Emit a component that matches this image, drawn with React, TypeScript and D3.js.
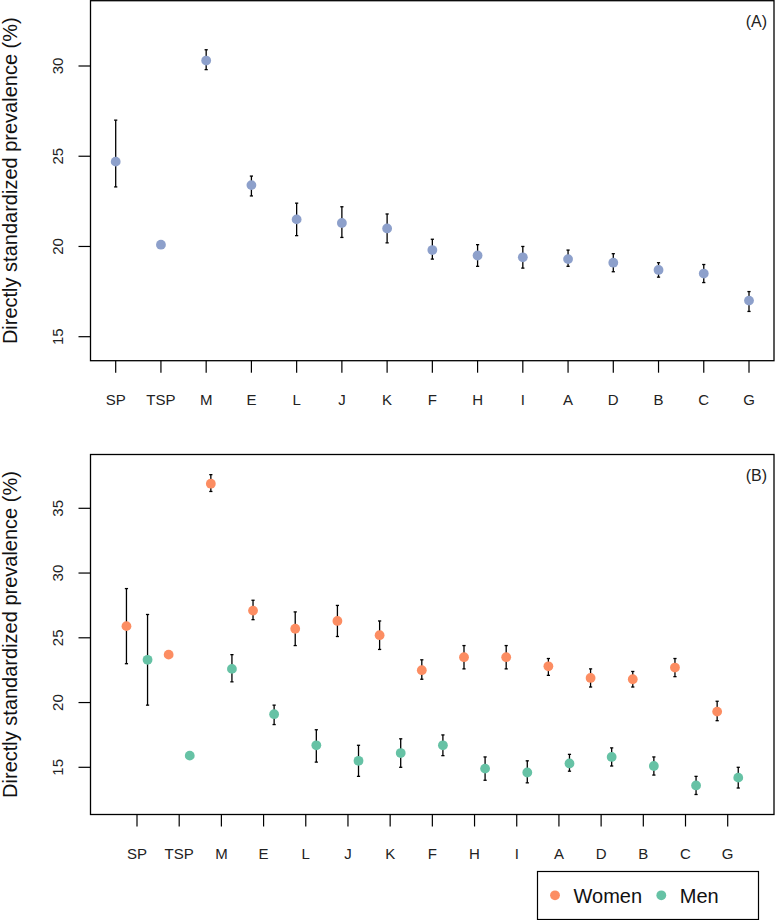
import React from "react";
import * as d3 from "d3";

const categories = ["SP", "TSP", "M", "E", "L", "J", "K", "F", "H", "I", "A", "D", "B", "C", "G"];

const overall = [24.7, 20.1, 30.3, 23.4, 21.5, 21.3, 21.0, 19.8, 19.5, 19.4, 19.3, 19.1, 18.7, 18.5, 17.0];
const overallLo = [23.3, null, 29.8, 22.8, 20.6, 20.5, 20.2, 19.3, 18.9, 18.8, 18.9, 18.6, 18.3, 18.0, 16.4];
const overallHi = [27.0, null, 30.9, 23.9, 22.4, 22.2, 21.8, 20.4, 20.1, 20.0, 19.8, 19.6, 19.1, 19.0, 17.5];

const women = [25.9, 23.7, 36.9, 27.1, 25.7, 26.3, 25.2, 22.5, 23.5, 23.5, 22.8, 21.9, 21.8, 22.7, 19.3];
const womenLo = [23.0, null, 36.3, 26.4, 24.4, 25.1, 24.1, 21.8, 22.6, 22.6, 22.1, 21.2, 21.2, 22.0, 18.6];
const womenHi = [28.8, null, 37.6, 27.9, 27.0, 27.5, 26.3, 23.3, 24.4, 24.4, 23.4, 22.6, 22.4, 23.4, 20.1];

const men = [23.3, 15.9, 22.6, 19.1, 16.7, 15.5, 16.1, 16.7, 14.9, 14.6, 15.3, 15.8, 15.1, 13.6, 14.2];
const menLo = [19.8, null, 21.6, 18.3, 15.4, 14.3, 15.0, 15.9, 14.0, 13.8, 14.7, 15.1, 14.4, 12.9, 13.4];
const menHi = [26.8, null, 23.7, 19.8, 17.9, 16.7, 17.2, 17.5, 15.8, 15.5, 16.0, 16.5, 15.8, 14.3, 15.0];

const ticksA = [15, 20, 25, 30];
const ticksB = [15, 20, 25, 30, 35];

const seriesNames = ["Women", "Men"];

const COL_ALL = "#8DA0CB";
const COL_W = "#FC8D62";
const COL_M = "#66C2A5";
const FONT = "Liberation Sans, Arial, Helvetica, sans-serif";
const YTITLE = "Directly standardized prevalence (%)";

type Pt = { x: number; v: number; lo: number | null; hi: number | null; color: string };

function ErrorBar({ x, y, lo, hi }: { x: number; y: d3.ScaleLinear<number, number>; lo: number | null; hi: number | null }) {
  if (lo == null || hi == null) return null;
  const c = 1.6;
  return (
    <g stroke="#000" strokeWidth={1.3} fill="none">
      <line x1={x} x2={x} y1={y(lo)} y2={y(hi)} />
      <line x1={x - c} x2={x + c} y1={y(lo)} y2={y(lo)} />
      <line x1={x - c} x2={x + c} y1={y(hi)} y2={y(hi)} />
    </g>
  );
}

function Panel({
  top, bottom, left, right, y, ticks, xTicks, points, label, labelY,
}: {
  top: number; bottom: number; left: number; right: number;
  y: d3.ScaleLinear<number, number>; ticks: number[];
  xTicks: number[]; points: Pt[]; label: string; labelY: number;
}) {
  return (
    <g>
      <rect x={left} y={top} width={right - left} height={bottom - top} fill="none" stroke="#000" strokeWidth={1.3} />
      {ticks.map((t) => (
        <g key={t}>
          <line x1={left - 12} x2={left} y1={y(t)} y2={y(t)} stroke="#000" strokeWidth={1.2} />
          <text transform={`translate(63,${y(t)}) rotate(-90)`} textAnchor="middle" fontSize={15} fontFamily={FONT} fill="#222">{t}</text>
        </g>
      ))}
      {xTicks.map((xp, i) => (
        <g key={i}>
          <line x1={xp} x2={xp} y1={bottom} y2={bottom + 12} stroke="#000" strokeWidth={1.2} />
          <text x={xp} y={bottom + 44} textAnchor="middle" fontSize={15} fontFamily={FONT} fill="#222">{categories[i]}</text>
        </g>
      ))}
      <text transform={`translate(17,${(top + bottom) / 2}) rotate(-90)`} textAnchor="middle" fontSize={20} fontFamily={FONT} fill="#111">{YTITLE}</text>
      <text x={right - 7} y={labelY} textAnchor="end" fontSize={16} fontFamily={FONT} fill="#222">{label}</text>
      {points.map((p, i) => (
        <ErrorBar key={"e" + i} x={p.x} y={y} lo={p.lo} hi={p.hi} />
      ))}
      {points.map((p, i) => (
        <circle key={"c" + i} cx={p.x} cy={y(p.v)} r={4.9} fill={p.color} />
      ))}
    </g>
  );
}

export default function App() {
  const idx = d3.range(categories.length);

  const xA = d3.scaleLinear().domain([0, 14]).range([115.7, 749]);
  const yA = d3.scaleLinear().domain([15, 30]).range([336.7, 66]);

  const xB = d3.scaleLinear().domain([0, 14]).range([137, 727.7]);
  const yB = d3.scaleLinear().domain([15, 35]).range([767.3, 508.3]);
  const off = 0.25;

  const ptsA: Pt[] = idx.map((i) => ({ x: xA(i), v: overall[i], lo: overallLo[i], hi: overallHi[i], color: COL_ALL }));
  const ptsB: Pt[] = [
    ...idx.map((i) => ({ x: xB(i - off), v: women[i], lo: womenLo[i], hi: womenHi[i], color: COL_W })),
    ...idx.map((i) => ({ x: xB(i + off), v: men[i], lo: menLo[i], hi: menHi[i], color: COL_M })),
  ];

  const legendCols = [COL_W, COL_M];
  const legendX = [555, 661.3];

  return (
    <svg width={775} height={920} style={{ position: "absolute", left: 0, top: 0, background: "#fff" }}>
      <rect x={0} y={0} width={775} height={920} fill="#fff" />
      <Panel top={0.7} bottom={360.7} left={90.5} right={774} y={yA} ticks={ticksA}
        xTicks={idx.map((i) => xA(i))} points={ptsA} label="(A)" labelY={27} />
      <Panel top={454.5} bottom={814.5} left={90.5} right={774} y={yB} ticks={ticksB}
        xTicks={idx.map((i) => xB(i))} points={ptsB} label="(B)" labelY={481} />
      <g>
        <rect x={537.5} y={871.5} width={221} height={48} fill="#fff" stroke="#000" strokeWidth={1.2} />
        {seriesNames.map((s, i) => (
          <g key={s}>
            <circle cx={legendX[i]} cy={895.3} r={4.9} fill={legendCols[i]} />
            <text x={legendX[i] + 18.5} y={902.5} fontSize={20} fontFamily={FONT} fill="#111">{s}</text>
          </g>
        ))}
      </g>
    </svg>
  );
}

→ Challenge: Transcribe the material exactly, leaving every picture out.

→ Completed task:
Emit a component that matches this image, drawn with React, TypeScript and D3.js.
import React from "react";
import * as d3 from "d3";

const categories = ["SP", "TSP", "M", "E", "L", "J", "K", "F", "H", "I", "A", "D", "B", "C", "G"];

const overall = [24.7, 20.1, 30.3, 23.4, 21.5, 21.3, 21.0, 19.8, 19.5, 19.4, 19.3, 19.1, 18.7, 18.5, 17.0];
const overallLo = [23.3, null, 29.8, 22.8, 20.6, 20.5, 20.2, 19.3, 18.9, 18.8, 18.9, 18.6, 18.3, 18.0, 16.4];
const overallHi = [27.0, null, 30.9, 23.9, 22.4, 22.2, 21.8, 20.4, 20.1, 20.0, 19.8, 19.6, 19.1, 19.0, 17.5];

const women = [25.9, 23.7, 36.9, 27.1, 25.7, 26.3, 25.2, 22.5, 23.5, 23.5, 22.8, 21.9, 21.8, 22.7, 19.3];
const womenLo = [23.0, null, 36.3, 26.4, 24.4, 25.1, 24.1, 21.8, 22.6, 22.6, 22.1, 21.2, 21.2, 22.0, 18.6];
const womenHi = [28.8, null, 37.6, 27.9, 27.0, 27.5, 26.3, 23.3, 24.4, 24.4, 23.4, 22.6, 22.4, 23.4, 20.1];

const men = [23.3, 15.9, 22.6, 19.1, 16.7, 15.5, 16.1, 16.7, 14.9, 14.6, 15.3, 15.8, 15.1, 13.6, 14.2];
const menLo = [19.8, null, 21.6, 18.3, 15.4, 14.3, 15.0, 15.9, 14.0, 13.8, 14.7, 15.1, 14.4, 12.9, 13.4];
const menHi = [26.8, null, 23.7, 19.8, 17.9, 16.7, 17.2, 17.5, 15.8, 15.5, 16.0, 16.5, 15.8, 14.3, 15.0];

const ticksA = [15, 20, 25, 30];
const ticksB = [15, 20, 25, 30, 35];

const seriesNames = ["Women", "Men"];

const COL_ALL = "#8DA0CB";
const COL_W = "#FC8D62";
const COL_M = "#66C2A5";
const FONT = "Liberation Sans, Arial, Helvetica, sans-serif";
const YTITLE = "Directly standardized prevalence (%)";

type Pt = { x: number; v: number; lo: number | null; hi: number | null; color: string };

function ErrorBar({ x, y, lo, hi }: { x: number; y: d3.ScaleLinear<number, number>; lo: number | null; hi: number | null }) {
  if (lo == null || hi == null) return null;
  const c = 1.6;
  return (
    <g stroke="#000" strokeWidth={1.3} fill="none">
      <line x1={x} x2={x} y1={y(lo)} y2={y(hi)} />
      <line x1={x - c} x2={x + c} y1={y(lo)} y2={y(lo)} />
      <line x1={x - c} x2={x + c} y1={y(hi)} y2={y(hi)} />
    </g>
  );
}

function Panel({
  top, bottom, left, right, y, ticks, xTicks, points, label, labelY,
}: {
  top: number; bottom: number; left: number; right: number;
  y: d3.ScaleLinear<number, number>; ticks: number[];
  xTicks: number[]; points: Pt[]; label: string; labelY: number;
}) {
  return (
    <g>
      <rect x={left} y={top} width={right - left} height={bottom - top} fill="none" stroke="#000" strokeWidth={1.3} />
      {ticks.map((t) => (
        <g key={t}>
          <line x1={left - 12} x2={left} y1={y(t)} y2={y(t)} stroke="#000" strokeWidth={1.2} />
          <text transform={`translate(63,${y(t)}) rotate(-90)`} textAnchor="middle" fontSize={15} fontFamily={FONT} fill="#222">{t}</text>
        </g>
      ))}
      {xTicks.map((xp, i) => (
        <g key={i}>
          <line x1={xp} x2={xp} y1={bottom} y2={bottom + 12} stroke="#000" strokeWidth={1.2} />
          <text x={xp} y={bottom + 44} textAnchor="middle" fontSize={15} fontFamily={FONT} fill="#222">{categories[i]}</text>
        </g>
      ))}
      <text transform={`translate(17,${(top + bottom) / 2}) rotate(-90)`} textAnchor="middle" fontSize={20} fontFamily={FONT} fill="#111">{YTITLE}</text>
      <text x={right - 7} y={labelY} textAnchor="end" fontSize={16} fontFamily={FONT} fill="#222">{label}</text>
      {points.map((p, i) => (
        <ErrorBar key={"e" + i} x={p.x} y={y} lo={p.lo} hi={p.hi} />
      ))}
      {points.map((p, i) => (
        <circle key={"c" + i} cx={p.x} cy={y(p.v)} r={4.9} fill={p.color} />
      ))}
    </g>
  );
}

export default function App() {
  const idx = d3.range(categories.length);

  const xA = d3.scaleLinear().domain([0, 14]).range([115.7, 749]);
  const yA = d3.scaleLinear().domain([15, 30]).range([336.7, 66]);

  const xB = d3.scaleLinear().domain([0, 14]).range([137, 727.7]);
  const yB = d3.scaleLinear().domain([15, 35]).range([767.3, 508.3]);
  const off = 0.25;

  const ptsA: Pt[] = idx.map((i) => ({ x: xA(i), v: overall[i], lo: overallLo[i], hi: overallHi[i], color: COL_ALL }));
  const ptsB: Pt[] = [
    ...idx.map((i) => ({ x: xB(i - off), v: women[i], lo: womenLo[i], hi: womenHi[i], color: COL_W })),
    ...idx.map((i) => ({ x: xB(i + off), v: men[i], lo: menLo[i], hi: menHi[i], color: COL_M })),
  ];

  const legendCols = [COL_W, COL_M];
  const legendX = [555, 661.3];

  return (
    <svg width={775} height={920} style={{ position: "absolute", left: 0, top: 0, background: "#fff" }}>
      <rect x={0} y={0} width={775} height={920} fill="#fff" />
      <Panel top={0.7} bottom={360.7} left={90.5} right={774} y={yA} ticks={ticksA}
        xTicks={idx.map((i) => xA(i))} points={ptsA} label="(A)" labelY={27} />
      <Panel top={454.5} bottom={814.5} left={90.5} right={774} y={yB} ticks={ticksB}
        xTicks={idx.map((i) => xB(i))} points={ptsB} label="(B)" labelY={481} />
      <g>
        <rect x={537.5} y={871.5} width={221} height={48} fill="#fff" stroke="#000" strokeWidth={1.2} />
        {seriesNames.map((s, i) => (
          <g key={s}>
            <circle cx={legendX[i]} cy={895.3} r={4.9} fill={legendCols[i]} />
            <text x={legendX[i] + 18.5} y={902.5} fontSize={20} fontFamily={FONT} fill="#111">{s}</text>
          </g>
        ))}
      </g>
    </svg>
  );
}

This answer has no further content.